Implementing java's `HashCode` in Presto/Trino

54 Views Asked by At

I am trying to find a method in SQL world (specifically Trino/Presto) where I can reproduce the following Input / Output combination.

Input - s (type String)
Output - o Int where o = hashCode(s)

E.g.

String x = "plaintext";
System.out.println(x.hashCode());

The above java code snippet prints 1973234167. I want a method in Presto/Trino that does the same thing

somemethod("plaintext") = 1973234167

What's the quickest way to reproduce this in Presto/Trino world?

My attempts:

  • I have tried xxhash64. But it doesn't return the same value.
  • I can write a udf / function in Java and call in Trino environment. But that's going to take a longer path given the production environment I am working on.
1

There are 1 best solutions below

0
Heisenberg On

It was easier to write my own scaler function using Trino SPI.

I had to generate my jar and deploy it to all Trino instances via EMR bootstrap actions.

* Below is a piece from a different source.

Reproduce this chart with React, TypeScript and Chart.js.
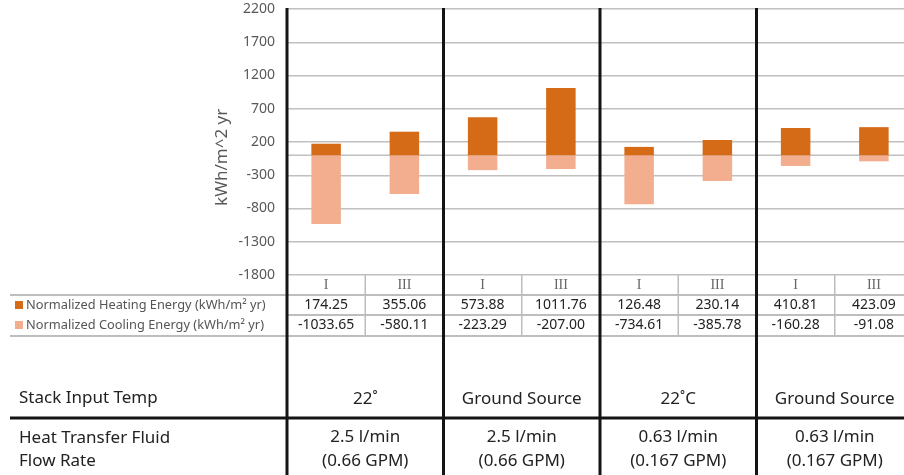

public final class MyHasher {

    @Description("UDF to generate java hashcode from Trino/Presto environment")
    @ScalarFunction("javahashcode")
    @SqlType(VARCHAR)
    public static Slice javaHashCode(
            @SqlNullable @SqlType(VARCHAR) Slice str) {
        return utf8Slice(computeHash(str.toStringUtf8()));
    }

    public static String computeHash(String val) {
        try {
            return String.valueOf(val.hashCode());
        }
        catch (Throwable t) {
            return "0";
        }
    }
}